田村氏は、増加する内部留保に国民が厳しい目を向けるもと、経団連すら「企業の応分の負担増の検討」を言わざるを得なくなっているとして、「応分の負担を、政府が求めずにどうするのか」と迫りました。
医療・介護分野/国負担引き上げ公約の実現迫る
医療・介護分野の収入の多くは診療報酬や介護報酬に依拠し、支出の多くは人件費が占めます。田村氏は「社会保障分野での賃上げは政治の責任が問われる」と指摘しました。
政府は今年4月の報酬改定で賃上げ財源を確保したと言いますが、日本医労連の調査によると、年間収入で賃下げが起きています。医療機関によっては年末一時金が昨年よりも平均で10万円も減少、中には20万円以上引き下げという回答もありました。医療従事者の大量離職が生じ、救急搬送の受け入れや手術の実施が困難となる状況も生じています。
田村氏は「政治の責任が極めて大きい。賃上げのために緊急かつ恒常的な手だてを取るべきだ」と迫りました。福岡資麿厚生労働相は補正予算に支援策を盛り込んだと述べるだけ。田村氏は「補正予算は一時的で、部分的な対策でしかない。賃上げへの抜本的な対策を行うべきだ」と求めました。
さらに深刻なのは介護分野です。賃金が低く人手不足が起きています。田村氏は「これはあげて政府の責任。2003年、06年、15年の介護報酬は大きくマイナスとなった。介護職の低賃金の構造は政治がつくった」と批判しました。その上、訪問介護の基本報酬は今年もマイナス改定となり、小規模事業所の中には所長の給料が8万円などといった非常事態が起きています。倒産した事業所は今年10月までで過去最多の72件です。
田村氏は、補正予算で一時金を払えるようにするというだけの政府答弁を挙げ、「それでこの危機的状況が解決できると思えない。直ちにマイナス改定を今年4月にさかのぼって元に戻すべきだ」とただしました。
さらに今年1月、岸田文雄前首相が国会で医療・介護・障害福祉分野での率先した賃上げの実現を表明したと指摘し、「言っていることとやっていることが全く違う」と批判。自民党が政権に復帰するときの総選挙で、介護保険の国負担割合を引き上げるとの公約を示して実現を迫りました。
田村 選挙での公約、国会の場での国民への約束は果たすべきだ。
首相 (賃金引き上げに)政府においてさらに努力する。
田村 総理の指示で抜本的な検討を指示するのが筋だ。
首相 公約したことの実現が一日も早かるべく努力する。
田村氏は、介護保険の国負担割合の引き上げを実現するよう重ねて要望しました。
女性差別撤廃条約/選択議定書批准できる政府ぜひ
「日本はジェンダー平等後進国だ」―。
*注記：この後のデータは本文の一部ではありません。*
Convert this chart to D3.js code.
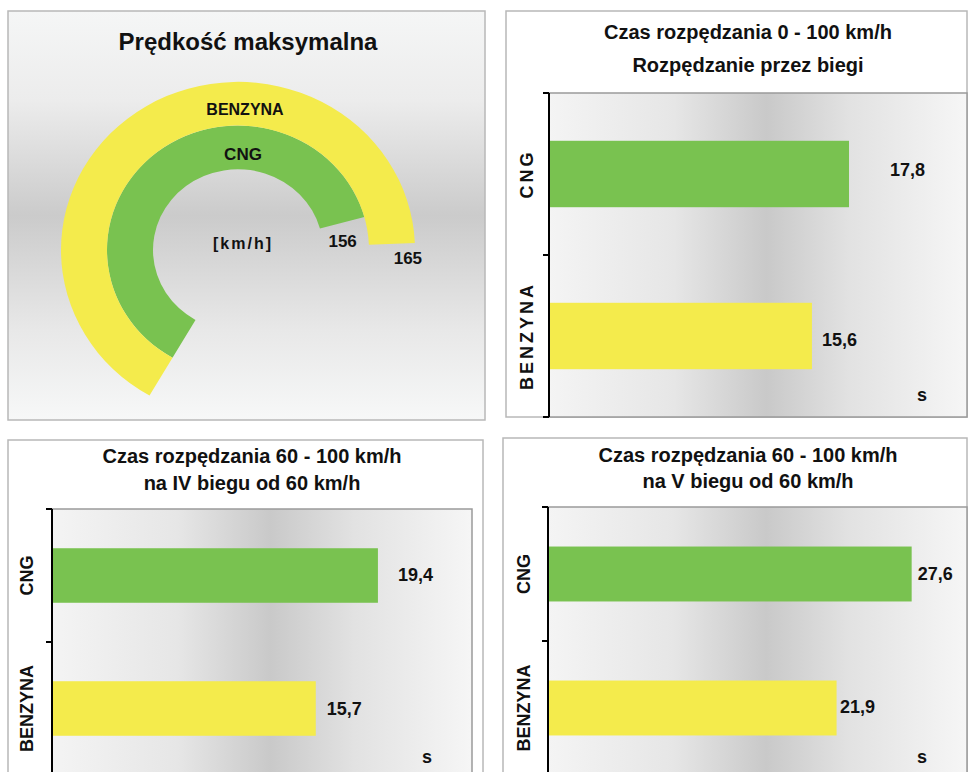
<!DOCTYPE html>
<html>
<head>
<meta charset="utf-8">
<script src="https://cdn.jsdelivr.net/npm/d3@7"></script>
<style>
body { margin: 0; background: #fff; }
text { font-family: "Liberation Sans", Arial, sans-serif; font-weight: bold; fill: #111; }
</style>
</head>
<body>
<svg id="chart" width="968" height="772"></svg>
<script>
const fuels = ["CNG", "BENZYNA"]
const fuelColors = ["#79c250", "#f4eb4c"]
const maxSpeed = [156, 165]
const accel0to100 = [17.8, 15.6]
const accelGear4 = [19.4, 15.7]
const accelGear5 = [27.6, 21.9]
const gaugeTitle = "Prędkość maksymalna"
const speedUnit = "[km/h]"
const timeUnit = "s"
const titles0to100 = ["Czas rozpędzania 0 - 100 km/h", "Rozpędzanie przez biegi"]
const titlesGear4 = ["Czas rozpędzania 60 - 100 km/h", "na IV biegu od 60 km/h"]
const titlesGear5 = ["Czas rozpędzania 60 - 100 km/h", "na V biegu od 60 km/h"]

const svg = d3.select("#chart")
const defs = svg.append("defs")

function addGradient(id, vertical, stops) {
    const grad = defs.append("linearGradient")
        .attr("id", id)
        .attr("x1", 0).attr("y1", 0)
        .attr("x2", vertical ? 0 : 1)
        .attr("y2", vertical ? 1 : 0)
    grad.selectAll("stop")
        .data(stops)
        .join("stop")
        .attr("offset", d => d[0])
        .attr("stop-color", d => d[1])
}

addGradient("gaugeBg", true, [[0, "#f5f6f6"], [0.22, "#ececec"], [0.5, "#cbcbcb"], [0.78, "#e8e8e8"], [1, "#f7f8f8"]])
addGradient("plotBg", false, [[0, "#f4f4f4"], [0.3, "#e6e6e6"], [0.52, "#c9c9c9"], [0.72, "#e2e2e2"], [1, "#f6f6f6"]])

function drawGauge() {
    svg.append("rect")
        .attr("x", 8).attr("y", 11)
        .attr("width", 477).attr("height", 409)
        .attr("fill", "url(#gaugeBg)")
        .attr("stroke", "#b8b8b8")
        .attr("stroke-width", 1.5)

    svg.append("text")
        .text(gaugeTitle)
        .attr("x", 248).attr("y", 50)
        .attr("text-anchor", "middle")
        .attr("font-size", "24px")

    const cx = 238, cy = 250
    const squash = 0.95   // the doughnut is a little flatter than round
    const toRad = Math.PI / 180
    // doughnut: the hidden part of the ring is what is left of 250
    const angle = d3.scaleLinear().domain([0, 250]).range([-150 * toRad, 210 * toRad])
    const radius = d3.scaleBand().domain(fuels).range([85, 177])
    const midR = d => radius(d) + radius.bandwidth() / 2
    const arc = d3.arc()

    svg.append("g")
        .attr("transform", `translate(${cx},${cy}) scale(1,${squash})`)
        .selectAll("path")
        .data(fuels)
        .join("path")
        .attr("d", (d, i) => arc({
            innerRadius: radius(d),
            outerRadius: radius(d) + radius.bandwidth(),
            startAngle: angle(0),
            endAngle: angle(maxSpeed[i])
        }))
        .attr("fill", (d, i) => fuelColors[i])

    const g = svg.append("g").attr("transform", `translate(${cx},${cy})`)

    const ringOffsets = [[5, 12.5], [7, 11]]
    g.selectAll("text.ring")
        .data(fuels)
        .join("text")
        .attr("class", "ring")
        .text(d => d)
        .attr("x", (d, i) => ringOffsets[i][0])
        .attr("y", (d, i) => -midR(d) * squash + ringOffsets[i][1])
        .attr("text-anchor", "middle")
        .attr("font-size", d => d === "CNG" ? "17px" : "16px")

    const valueOffsets = [[0.5, 24], [16, 20]]
    g.selectAll("text.value")
        .data(fuels)
        .join("text")
        .attr("class", "value")
        .text((d, i) => maxSpeed[i])
        .attr("x", (d, i) => midR(d) * Math.sin(angle(maxSpeed[i])) + valueOffsets[i][0])
        .attr("y", (d, i) => -midR(d) * squash * Math.cos(angle(maxSpeed[i])) + valueOffsets[i][1])
        .attr("text-anchor", "middle")
        .attr("font-size", "17px")

    g.append("text")
        .text(speedUnit)
        .attr("x", 5).attr("y", -1)
        .attr("text-anchor", "middle")
        .attr("font-size", "16px")
        .attr("letter-spacing", "2px")
}

function drawBarPanel(opts) {
    const box = opts.box
    const plot = opts.plot

    svg.append("rect")
        .attr("x", box.x).attr("y", box.y)
        .attr("width", box.w).attr("height", box.h)
        .attr("fill", "#fff")
        .attr("stroke", "#b8b8b8")
        .attr("stroke-width", 1.5)

    svg.selectAll(null)
        .data(opts.titles)
        .enter()
        .append("text")
        .text(d => d)
        .attr("x", opts.titleX)
        .attr("y", (d, i) => opts.titleY[i])
        .attr("text-anchor", "middle")
        .attr("font-size", "20px")

    const x = d3.scaleLinear().domain([0, opts.domainMax]).range([plot.left, plot.right])
    const y = d3.scaleBand().domain(fuels).range([plot.top, plot.bottom])
    const barH = y.bandwidth() * 0.41

    svg.append("rect")
        .attr("x", plot.left).attr("y", plot.top)
        .attr("width", plot.right - plot.left)
        .attr("height", plot.bottom - plot.top)
        .attr("fill", "url(#plotBg)")

    svg.selectAll(null)
        .data(fuels)
        .enter()
        .append("rect")
        .attr("x", x(0))
        .attr("y", d => y(d) + (y.bandwidth() - barH) / 2)
        .attr("width", (d, i) => x(opts.values[i]) - x(0))
        .attr("height", barH)
        .attr("fill", (d, i) => fuelColors[i])

    // frame of the plot area
    svg.append("path")
        .attr("d", `M${plot.left},${plot.top}H${plot.right}V${plot.bottom}H${plot.left}`)
        .attr("fill", "none")
        .attr("stroke", "#9a9a9a")
        .attr("stroke-width", 1.5)

    svg.append("line")
        .attr("x1", plot.left).attr("x2", plot.left)
        .attr("y1", plot.top).attr("y2", plot.bottom)
        .attr("stroke", "#000")
        .attr("stroke-width", 2)

    const tickYs = fuels.map(d => y(d)).concat([plot.bottom])
    svg.selectAll(null)
        .data(tickYs)
        .enter()
        .append("line")
        .attr("x1", plot.left - 6).attr("x2", plot.left)
        .attr("y1", d => d).attr("y2", d => d)
        .attr("stroke", "#000")
        .attr("stroke-width", 2)

    svg.selectAll(null)
        .data(fuels)
        .enter()
        .append("text")
        .text(d => d)
        .attr("transform", d => `translate(${opts.catX},${y(d) + y.bandwidth() / 2}) rotate(-90)`)
        .attr("text-anchor", "middle")
        .attr("dy", "0.35em")
        .attr("font-size", "18px")
        .attr("letter-spacing", opts.catSpacing)

    svg.selectAll(null)
        .data(fuels)
        .enter()
        .append("text")
        .text((d, i) => String(opts.values[i]).replace(".", ","))
        .attr("x", (d, i) => x(opts.values[i]) + opts.labelGaps[i])
        .attr("y", (d, i) => y(d) + y.bandwidth() / 2 + opts.labelDy[i])
        .attr("font-size", "18px")

    svg.append("text")
        .text(timeUnit)
        .attr("x", plot.right - 45)
        .attr("y", opts.unitY)
        .attr("text-anchor", "middle")
        .attr("font-size", "18px")
}

drawGauge()

drawBarPanel({
    box: {x: 506, y: 11, w: 461, h: 406},
    plot: {left: 549, top: 93, right: 967, bottom: 417},
    values: accel0to100,
    domainMax: 24.8,
    titles: titles0to100,
    titleX: 748,
    titleY: [39, 72],
    catX: 527,
    catSpacing: "3px",
    labelGaps: [41, 10],
    labelDy: [2, 10],
    unitY: 401
})

drawBarPanel({
    box: {x: 8, y: 440, w: 475, h: 345},
    plot: {left: 52, top: 509, right: 472, bottom: 775},
    values: accelGear4,
    domainMax: 25,
    titles: titlesGear4,
    titleX: 252,
    titleY: [463, 490],
    catX: 27,
    catSpacing: "0px",
    labelGaps: [20, 11],
    labelDy: [5, 6],
    unitY: 763
})

drawBarPanel({
    box: {x: 503, y: 438, w: 464, h: 345},
    plot: {left: 548, top: 507, right: 967, bottom: 775},
    values: accelGear5,
    domainMax: 31.8,
    titles: titlesGear5,
    titleX: 748,
    titleY: [462, 488],
    catX: 524,
    catSpacing: "0px",
    labelGaps: [6, 3.5],
    labelDy: [6, 5],
    unitY: 763
})
</script>
</body>
</html>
田村氏は、女性をはじめ多くの市民や経済団体が要望する選択的夫婦別姓制度の導入について、いまだに政権与党が妨害していると指摘。女性差別撤廃条約の実効性を強めるために、「個人通報制度」と「調査制度」を盛り込んだ選択議定書の批准を棚上げし続けていると追及しました。
個人通報制度は国内で女性差別を訴えても認められなかったときに、女性差別撤廃条約に照らした審査を求め、国際機関に通報することを個人の権利として保障するもの。条約批准国の大多数が批准し、347の地方議会で批准を求める意見書が採択されています。
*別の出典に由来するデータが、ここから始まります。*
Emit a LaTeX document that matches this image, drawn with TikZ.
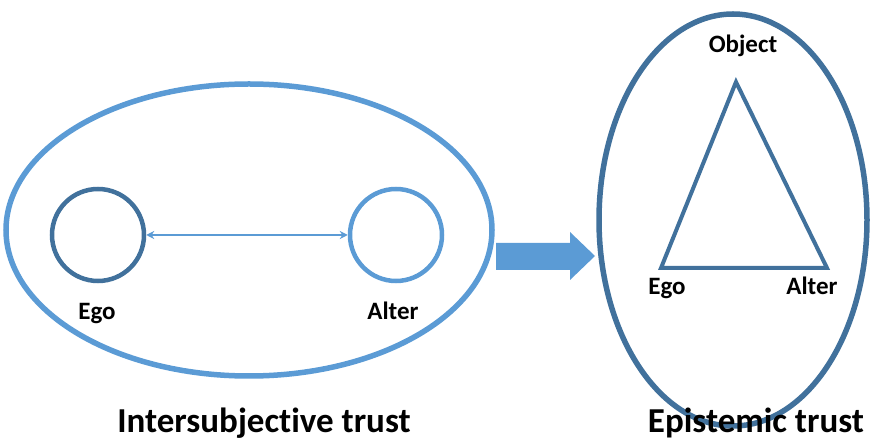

田村氏は、日本政府が23回も検討会を開きながら、「検討中」と言い続け、10月には女性差別撤廃委員会から「時間がかかりすぎている」との指摘を受けたと述べました。
田村 批准の結論を出すべきときだ。
岩屋毅外相 国内の確定判決とは異なる内容の見解が示された場合、司法制度や立法政策の関係で検討すべき論点がある。
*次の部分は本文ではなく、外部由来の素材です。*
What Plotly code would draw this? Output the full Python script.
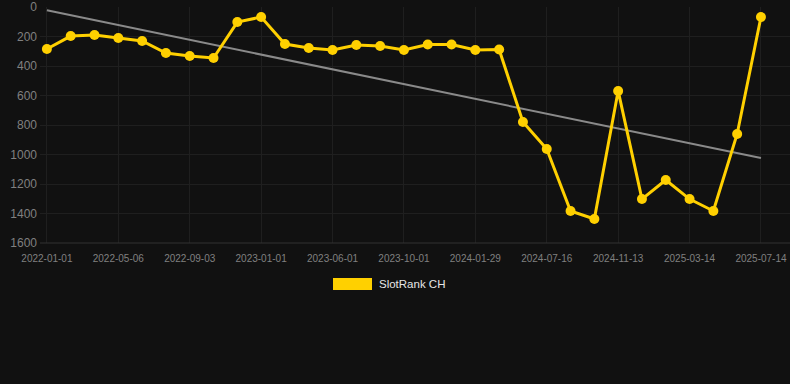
import numpy as np
import plotly.graph_objects as go

dates = ["2022-01-01", "2022-02-11", "2022-03-25", "2022-05-06", "2022-06-15", "2022-07-25",
         "2022-09-03", "2022-10-13", "2022-11-22", "2023-01-01", "2023-02-20", "2023-04-11",
         "2023-06-01", "2023-07-11", "2023-08-21", "2023-10-01", "2023-11-10", "2023-12-20",
         "2024-01-29", "2024-03-25", "2024-05-20", "2024-07-16", "2024-08-25", "2024-10-04",
         "2024-11-13", "2024-12-23", "2025-02-01", "2025-03-14", "2025-04-24", "2025-06-03",
         "2025-07-14"]
ranks = [285, 197, 190, 210, 230, 312, 332, 346, 102, 68, 251, 278, 292, 258, 264, 292,
         254, 254, 292, 288, 780, 963, 1383, 1437, 569, 1302, 1173, 1302, 1383, 861, 68]
tick_labels = dates[::3]
series_name = "SlotRank CH"

idx = np.arange(len(ranks))
slope, intercept = np.polyfit(idx, ranks, 1)
trend = [intercept, intercept + slope * idx[-1]]

fig = go.Figure()
fig.add_trace(go.Scatter(x=[dates[0], dates[-1]], y=trend, mode="lines",
                         line=dict(color="#8a8a8a", width=2), showlegend=False, hoverinfo="skip"))
fig.add_trace(go.Scatter(x=dates, y=ranks, mode="lines+markers", name=series_name,
                         line=dict(color="#FFD000", width=3),
                         marker=dict(color="#FFD000", size=10), showlegend=False))

fig.add_shape(type="rect", xref="paper", yref="paper", x0=(333 - 40) / 750, x1=(372 - 40) / 750,
              y0=-(290 - 243) / 236, y1=-(278 - 243) / 236,
              fillcolor="#FFD000", line=dict(width=0))
fig.add_annotation(text=series_name, xref="paper", yref="paper", x=(377 - 40) / 750, y=-(284 - 243) / 236,
                   xanchor="left", yanchor="middle", showarrow=False,
                   font=dict(color="#e6e6e6", size=11.5, family="Liberation Sans, Arial, sans-serif"))

fig.update_layout(
    width=790, height=384,
    margin=dict(l=40, r=0, t=7, b=141),
    paper_bgcolor="#111111", plot_bgcolor="#111111",
    font=dict(family="Liberation Sans, Arial, sans-serif", color="#808080"),
    xaxis=dict(type="category", categoryorder="array", categoryarray=dates,
               range=[-0.29, 31.22], tickvals=tick_labels, ticktext=tick_labels,
               tickfont=dict(size=10, color="#808080"), showgrid=True, gridcolor="#1f1f1f",
               gridwidth=1, zeroline=False, showline=False, ticks="", ticklabelstandoff=8),
    yaxis=dict(range=[1600, 0], tickvals=[0, 200, 400, 600, 800, 1000, 1200, 1400, 1600],
               tickfont=dict(size=12, color="#808080"), showgrid=True, gridcolor="#1f1f1f",
               zeroline=False, showline=False, ticks="", ticklabelstandoff=2),
)
fig.add_shape(type="line", xref="paper", yref="paper", x0=0, x1=1, y0=0, y1=0,
              line=dict(color="#333333", width=1))

fig.write_html("out.html", config={"displayModeBar": False},
               post_script="document.body.style.margin='0';document.body.style.background='#111111';")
田村 国際機関から判決と違う勧告が出されても、その国の政府がどうするかを決めるだけの話だ。
田村氏は、コース別人事制度を政府が「間接差別」と認めないもとでの日本の男女賃金格差解消の遅れを指摘。裁判で男女賃金差別が認められなかった中国電力で働く女性が、個人通報制度で訴える機会を奪われたまま定年退職となったとして、「政府の棚上げによって、女性の権利は踏みにじられ続けている」と批判しました。
田村 選択議定書を批准しない。つまりは女性差別撤廃条約にまともに向き合わない。これが日本をジェンダー平等後進国にしているのではないか。
首相 女性差別撤廃条約によらずとも、男女の平等というものを実現することは国益にかなうものだ。
田村 検討で四半世紀。その間に女性の権利がどれだけ踏みにじられているか。選択議定書を批准できる政府をつくらなければならない。